I have a SQLite database containing a table with a lot of "rules" which are strings with wildcards in them. I'd like to match input against these rules and return 0:n results. I'm looking for ideas on the best and fastest way to achieve this.
Some details:
- Rules are actually URL's with wildcards meaning they are case sensitive (other than the wildcard portion of course) and have a strict encoding (think US-ASCII)
- Input, is a real world URL
- I only need to support the '*' (or '%') wildcard.
- I'm not sure if this helps, but it's fine for the rules to allow wildcards only per "part". For example, "*.domain.com" and "www.domain.com/*" would be allowed, but "ww*.domain.com" and "www.domain.com/partial*match" would not.
- I'd like to return all matches for a given input URL. Ideally they would be sorted by "most greedy" logic, but I can do this in code.
- I'm not opposed to creating a custom function(s) as I control the SQLite code itself. Perhaps something such as SELECT u FROM rules WHERE u URL_MATCH('http://www.inputurl.com')

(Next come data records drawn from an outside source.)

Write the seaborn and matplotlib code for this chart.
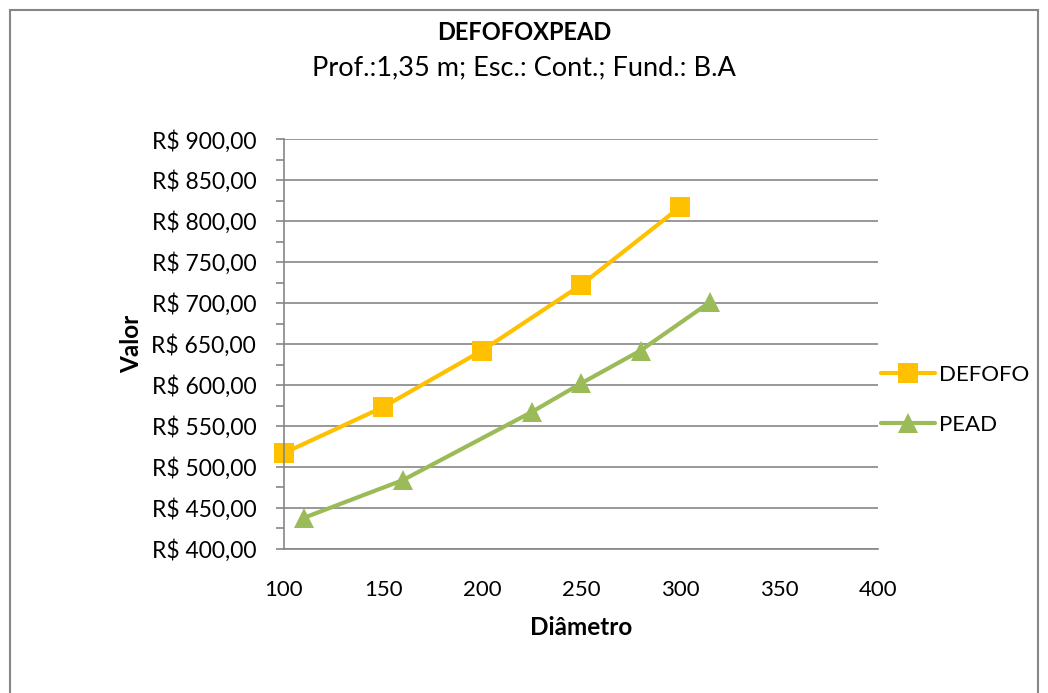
import matplotlib
matplotlib.use("Agg")
import matplotlib.pyplot as plt
import seaborn as sns
import pandas as pd
from matplotlib.ticker import FuncFormatter, MultipleLocator
from matplotlib.patches import Rectangle
from matplotlib.lines import Line2D

defofo_x = [100, 150, 200, 250, 300]
defofo_y = [517, 573, 642, 722, 817]
pead_x = [110, 160, 225, 250, 280, 315]
pead_y = [438, 484, 567, 602, 642, 701]
series_names = ["DEFOFO", "PEAD"]
colors = ["#FFC000", "#9BBB59"]
markers = ["s", "^"]

sns.set_theme(style="white")
plt.rcParams['font.family'] = ['Lato', 'DejaVu Sans']
plt.rcParams['text.color'] = 'black'
plt.rcParams['axes.labelcolor'] = 'black'
plt.rcParams['xtick.color'] = 'black'
plt.rcParams['ytick.color'] = 'black'

df = pd.concat([
    pd.DataFrame({"Diâmetro": defofo_x, "Valor": defofo_y, "Série": series_names[0]}),
    pd.DataFrame({"Diâmetro": pead_x, "Valor": pead_y, "Série": series_names[1]}),
])

fig = plt.figure(figsize=(10.48, 6.93), dpi=100)
ax = fig.add_axes([0.271, 0.2078, 0.567, 0.5916])

sns.lineplot(data=df, x="Diâmetro", y="Valor", hue="Série", style="Série",
             palette=colors, markers=dict(zip(series_names, markers)), dashes=False,
             linewidth=3.0, markersize=14, markeredgewidth=0, ax=ax, legend=False,
             sort=False, clip_on=False)

ax.set_xlim(100, 400)
ax.set_ylim(400, 900)
ax.xaxis.set_major_locator(MultipleLocator(50))
ax.yaxis.set_major_locator(MultipleLocator(50))
ax.yaxis.set_minor_locator(MultipleLocator(25))
ax.yaxis.set_major_formatter(FuncFormatter(lambda v, p: "R$ %d,00" % v))
ax.grid(axis="y", color="#868686", linewidth=1.2)
ax.grid(axis="x", visible=False)
ax.set_axisbelow(True)
for s in ["top", "right"]:
    ax.spines[s].set_visible(False)
for s in ["left", "bottom"]:
    ax.spines[s].set_color("#868686")
    ax.spines[s].set_linewidth(1.2)
ax.tick_params(axis="y", which="major", left=True, length=6, width=1.2, color="#868686",
               labelsize=16.5, pad=14, labelcolor="black")
ax.tick_params(axis="y", which="minor", left=True, length=6, width=1.2, color="#868686")
ax.tick_params(axis="x", bottom=False, labelsize=16, pad=16, labelcolor="black")
ax.set_xlabel("Diâmetro", fontsize=17.5, fontweight="bold", labelpad=12)
ax.set_ylabel("Valor", fontsize=17.5, fontweight="bold", labelpad=6)

fig.text(0.5, 1 - 32 / 693, "DEFOFOXPEAD", ha="center", va="center", fontsize=17, fontweight="bold")
fig.text(0.5, 1 - 68 / 693, "Prof.:1,35 m; Esc.: Cont.; Fund.: B.A", ha="center", va="center", fontsize=19.5)

handles = [Line2D([0], [0], color=c, marker=m, linewidth=3.0, markersize=14, markeredgewidth=0)
           for c, m in zip(colors, markers)]
leg = fig.legend(handles, series_names, loc="center left", bbox_to_anchor=(0.822, 1 - 400 / 693),
                 frameon=False, fontsize=16, handlelength=2.4, handletextpad=0.2,
                 labelspacing=1.35)

fig.patches.append(Rectangle((10 / 1048, -0.01), 1028 / 1048, 1 - 10 / 693 + 0.01,
                             transform=fig.transFigure, fill=False, edgecolor="#868686",
                             linewidth=1.5))

fig.savefig("out.png", dpi=100, facecolor="white")
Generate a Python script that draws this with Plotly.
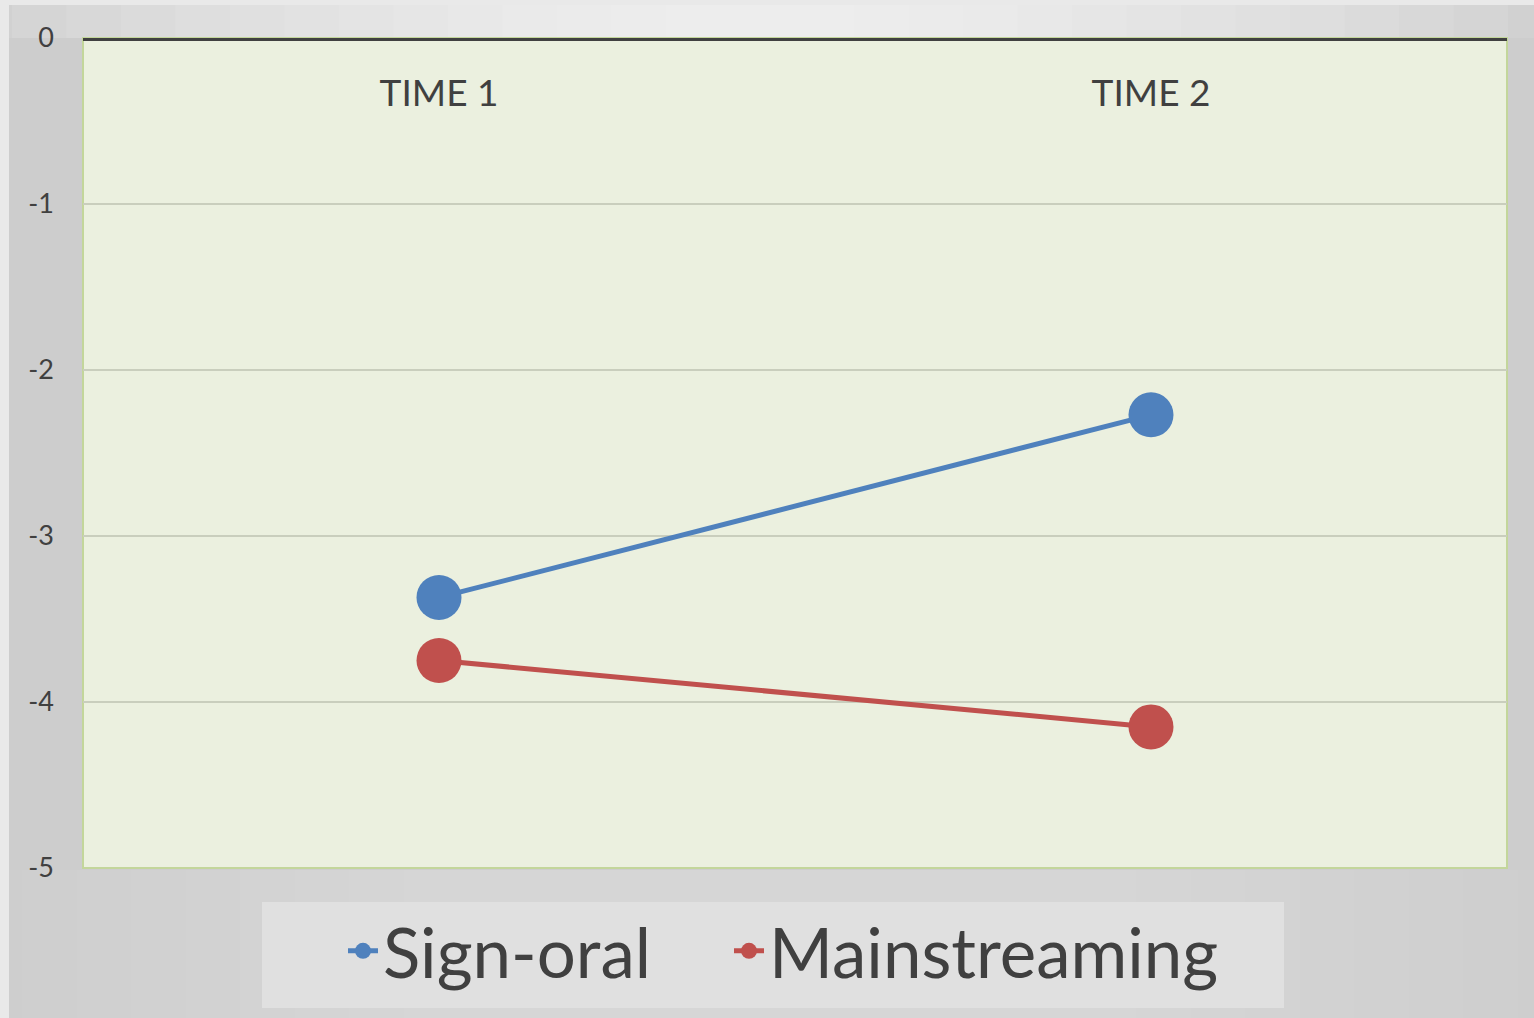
import plotly.graph_objects as go

categories = ["TIME 1", "TIME 2"]
sign_oral = [-3.37, -2.27]
mainstreaming = [-3.75, -4.15]
series_names = ["Sign-oral", "Mainstreaming"]
series_colors = ["#4F81BD", "#C0504D"]
y_ticks = [0, -1, -2, -3, -4, -5]

W, H = 1534, 1018
L, R, T, B = 83, 27, 38, 150
PW, PH = W - L - R, H - T - B


def px(x):
    return (x - L) / PW


def py(y):
    return (H - B - y) / PH


fig = go.Figure()
legend_ids = ["legend", "legend2"]
for name, vals, col, lg in zip(series_names, [sign_oral, mainstreaming], series_colors, legend_ids):
    fig.add_trace(go.Scatter(
        x=categories, y=vals, name=name, mode="lines+markers",
        line=dict(color=col, width=5),
        marker=dict(color=col, size=45),
        legend=lg,
    ))

shapes = []
# outer gray frame
shapes.append(dict(type="rect", xref="paper", yref="paper", x0=px(9), x1=px(W + 5),
                   y0=py(H + 5), y1=py(5), fillcolor="#CDCDCD", line=dict(width=0), layer="below"))
# lighter centre band in top strip
n = 14
for i in range(n):
    f = i / n
    half = 0.5 * (1 - f) * (W - 9) + 40
    cx = 760
    shapes.append(dict(type="rect", xref="paper", yref="paper", x0=px(max(9, cx - half)), x1=px(min(W, cx + half)),
                       y0=py(T), y1=py(5), fillcolor="rgba(255,255,255,0.085)", line=dict(width=0), layer="below"))
# lighter centre in bottom area
for i in range(n):
    f = i / n
    half = 0.5 * (1 - f) * (W - 9) + 40
    cx = 770
    shapes.append(dict(type="rect", xref="paper", yref="paper", x0=px(max(9, cx - half)), x1=px(min(W, cx + half)),
                       y0=py(H + 5), y1=py(H - B + 2), fillcolor="rgba(255,255,255,0.022)", line=dict(width=0), layer="below"))
# legend box
shapes.append(dict(type="rect", xref="paper", yref="paper", x0=px(262), x1=px(1284),
                   y0=py(1008), y1=py(902), fillcolor="#E0E0E0", line=dict(width=0), layer="below"))
# plot area fill and border
shapes.append(dict(type="rect", xref="paper", yref="paper", x0=0, x1=1, y0=0, y1=1,
                   line=dict(color="#C3D69B", width=2), fillcolor="#EBF0DF", layer="below"))
# top axis line at y = 0
shapes.append(dict(type="line", xref="paper", yref="y", x0=0, x1=1, y0=0, y1=0,
                   line=dict(color="#404040", width=6), layer="above"))

legend_font = dict(size=69, color="#404040", family="Lato, Open Sans, sans-serif")
ly = (H - 951) / H
fig.update_layout(
    width=W, height=H,
    margin=dict(l=L, r=R, t=T, b=B),
    paper_bgcolor="#E9E9E9",
    plot_bgcolor="#EBF0DF",
    font=dict(family="Lato, Open Sans, sans-serif", color="#404040"),
    showlegend=True,
    legend=dict(
        orientation="h", xref="container", yref="container",
        x=343 / W, xanchor="left", y=ly, yanchor="middle",
        bgcolor="rgba(0,0,0,0)", font=legend_font, itemsizing="trace",
    ),
    legend2=dict(
        orientation="h", xref="container", yref="container",
        x=729 / W, xanchor="left", y=ly, yanchor="middle",
        bgcolor="rgba(0,0,0,0)", font=legend_font, itemsizing="trace",
    ),
    shapes=shapes,
    xaxis=dict(
        type="category", range=[-0.5, 1.5], side="bottom",
        anchor="free", position=1, automargin=False,
        showline=False, showgrid=False, zeroline=False, ticks="",
        ticklabelstandoff=30,
        tickfont=dict(size=37, color="#404040"),
    ),
    yaxis=dict(
        range=[-5, 0], tickvals=y_ticks, ticktext=[str(v) for v in y_ticks],
        showgrid=True, gridcolor="#C9CEBD", gridwidth=1.5, automargin=False,
        zeroline=False, ticks="", ticklabelstandoff=28,
        tickfont=dict(size=27, color="#404040"),
    ),
)

fig.write_html("out.html")
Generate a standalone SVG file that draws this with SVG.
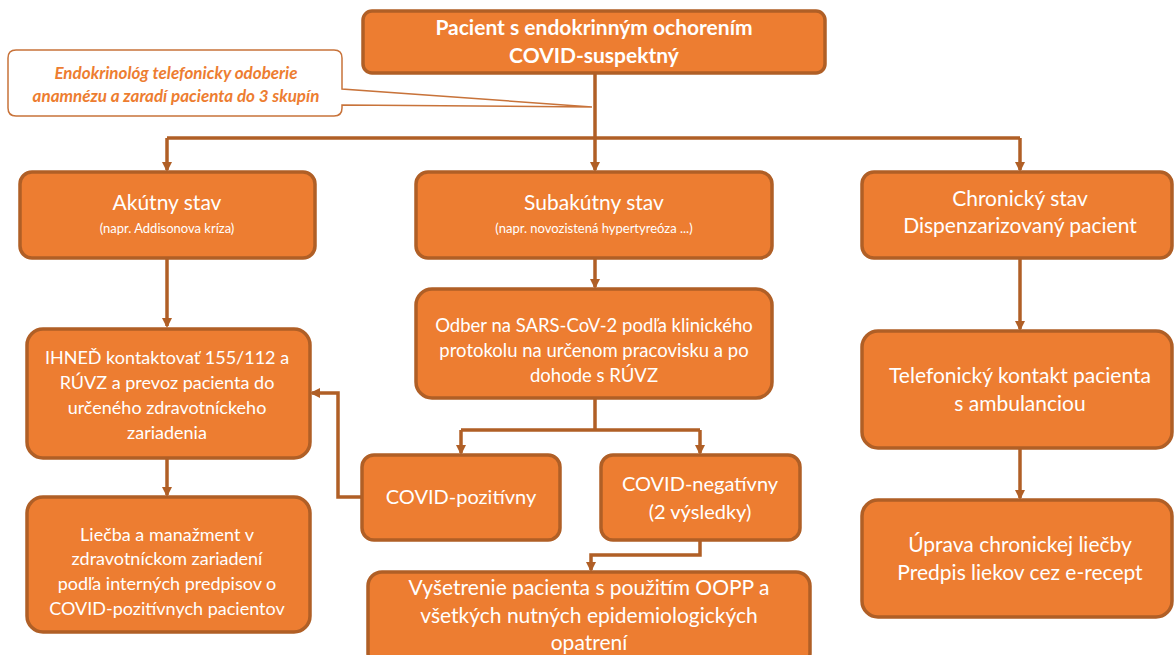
<svg xmlns="http://www.w3.org/2000/svg" width="1176" height="655" viewBox="0 0 1176 655">
<defs>
<marker id="ah" markerWidth="10" markerHeight="10" refX="8" refY="5" orient="auto" markerUnits="userSpaceOnUse" viewBox="0 0 10 10">
<path d="M0,0 L10,5 L0,10 z" fill="#B05F26"/>
</marker>
<style>
.box{fill:#ED7D31;stroke:#B05F26;stroke-width:3.5}
.t{font-family:Lato,"Noto Sans",sans-serif;fill:#fff;text-anchor:middle}
.m{font-size:18px}
.s{font-size:13px}
.h{font-size:21px}
.b{font-size:21px;font-weight:bold}
.c{fill:none;stroke:#B05F26;stroke-width:3.5}
</style>
</defs>
<rect width="1176" height="655" fill="#fff"/>
<g id="connectors">
<path class="c" d="M595,73 V138"/>
<path class="c" d="M167,138 H1020"/>
<path class="c" d="M167,138 V170" marker-end="url(#ah)"/>
<path class="c" d="M595,138 V170" marker-end="url(#ah)"/>
<path class="c" d="M1020,138 V170" marker-end="url(#ah)"/>
<path class="c" d="M167,259 V326" marker-end="url(#ah)"/>
<path class="c" d="M595,259 V287" marker-end="url(#ah)"/>
<path class="c" d="M1020,259 V329" marker-end="url(#ah)"/>
<path class="c" d="M595,399 V430 M461,430 H700"/>
<path class="c" d="M461,430 V453" marker-end="url(#ah)"/>
<path class="c" d="M700,430 V453" marker-end="url(#ah)"/>
<path class="c" d="M362,497 H338 V393 H312" marker-end="url(#ah)"/>
<path class="c" d="M167,459 V495" marker-end="url(#ah)"/>
<path class="c" d="M700,541 V555 H591 V570" marker-end="url(#ah)"/>
<path class="c" d="M1020,449 V498" marker-end="url(#ah)"/>
</g>
<g id="callout">
<path d="M16,50 H334 Q342,50 342,58 V89 L592,107 L342,105 V108 Q342,116 334,116 H16 Q8,116 8,108 V58 Q8,50 16,50 Z" fill="#fff" stroke="#C8733A" stroke-width="1.5"/>
<text class="t" x="176" y="79" style="font-size:17px;font-weight:bold;font-style:italic;fill:#ED7D31">Endokrinológ telefonicky odoberie</text>
<text class="t" x="176" y="102" style="font-size:17px;font-weight:bold;font-style:italic;fill:#ED7D31">anamnézu a zaradí pacienta do 3 skupín</text>
</g>
<g id="n-top">
<rect class="box" x="363" y="11" width="462" height="62" rx="9"/>
<text class="t b" x="594" y="35">Pacient s endokrinným ochorením</text>
<text class="t b" x="594" y="63">COVID-suspektný</text>
</g>
<g id="n-akutny">
<rect class="box" x="20" y="172" width="295" height="86" rx="12"/>
<text class="t h" x="167" y="210">Akútny stav</text>
<text class="t s" x="167" y="233">(napr. Addisonova kríza)</text>
</g>
<g id="n-subakutny">
<rect class="box" x="416" y="172" width="356" height="86" rx="12"/>
<text class="t h" x="594" y="210">Subakútny stav</text>
<text class="t s" x="594" y="233">(napr. novozistená hypertyreóza ...)</text>
</g>
<g id="n-chronicky">
<rect class="box" x="862" y="172" width="310" height="86" rx="12"/>
<text class="t h" x="1020" y="206">Chronický stav</text>
<text class="t h" x="1020" y="233">Dispenzarizovaný pacient</text>
</g>
<g id="n-ihned">
<rect class="box" x="27" y="329" width="283" height="129" rx="16"/>
<text class="t m" x="167" y="364">IHNEĎ kontaktovať 155/112 a</text>
<text class="t m" x="167" y="389">RÚVZ  a prevoz pacienta do</text>
<text class="t m" x="167" y="414">určeného zdravotníckeho</text>
<text class="t m" x="167" y="439">zariadenia</text>
</g>
<g id="n-odber">
<rect class="box" x="416" y="289" width="356" height="109" rx="16"/>
<text class="t" x="594" y="332" style="font-size:18.5px">Odber na SARS-CoV-2 podľa klinického</text>
<text class="t" x="594" y="357" style="font-size:18.5px">protokolu na určenom pracovisku a po</text>
<text class="t" x="594" y="382" style="font-size:18.5px">dohode s RÚVZ</text>
</g>
<g id="n-telefon">
<rect class="box" x="862" y="331" width="310" height="117" rx="16"/>
<text class="t h" x="1020" y="383">Telefonický kontakt pacienta</text>
<text class="t h" x="1020" y="411">s ambulanciou</text>
</g>
<g id="n-pozitivny">
<rect class="box" x="362" y="455" width="198" height="85" rx="12"/>
<text class="t" x="461" y="504" style="font-size:20px">COVID-pozitívny</text>
</g>
<g id="n-negativny">
<rect class="box" x="601" y="455" width="199" height="85" rx="12"/>
<text class="t" x="700" y="491" style="font-size:20px">COVID-negatívny</text>
<text class="t" x="700" y="519" style="font-size:20px">(2 výsledky)</text>
</g>
<g id="n-liecba">
<rect class="box" x="27" y="497" width="283" height="135" rx="16"/>
<text class="t m" x="167" y="541">Liečba a manažment v</text>
<text class="t m" x="167" y="565">zdravotníckom zariadení</text>
<text class="t m" x="167" y="590">podľa interných predpisov o</text>
<text class="t m" x="167" y="615">COVID-pozitívnych pacientov</text>
</g>
<g id="n-uprava">
<rect class="box" x="862" y="500" width="310" height="117" rx="16"/>
<text class="t h" x="1020" y="552">Úprava chronickej liečby</text>
<text class="t h" x="1020" y="580">Predpis liekov cez e-recept</text>
</g>
<g id="n-vysetrenie">
<rect class="box" x="368" y="572" width="442" height="95" rx="14"/>
<text class="t h" x="589" y="595">Vyšetrenie pacienta s použitím OOPP a</text>
<text class="t h" x="589" y="623">všetkých nutných epidemiologických</text>
<text class="t h" x="589" y="650">opatrení</text>
</g>
</svg>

SQLite seems to allow for LIKEing when the wildcard(s) are in a column, but what I'm trying to avoid is a dumbed down "scan the entire table" scenario as the rule count may be fairly large. As for keeping it in the database (vs say a completely in memory tri tree), I'm limited in the memory I can take up full time.
Any suggestions/etc. very appreciated! If I need to provide any additional information please let me know.
EDIT: Mods, please move this thread to the PC Database forum. I could have sworn that's where I was at.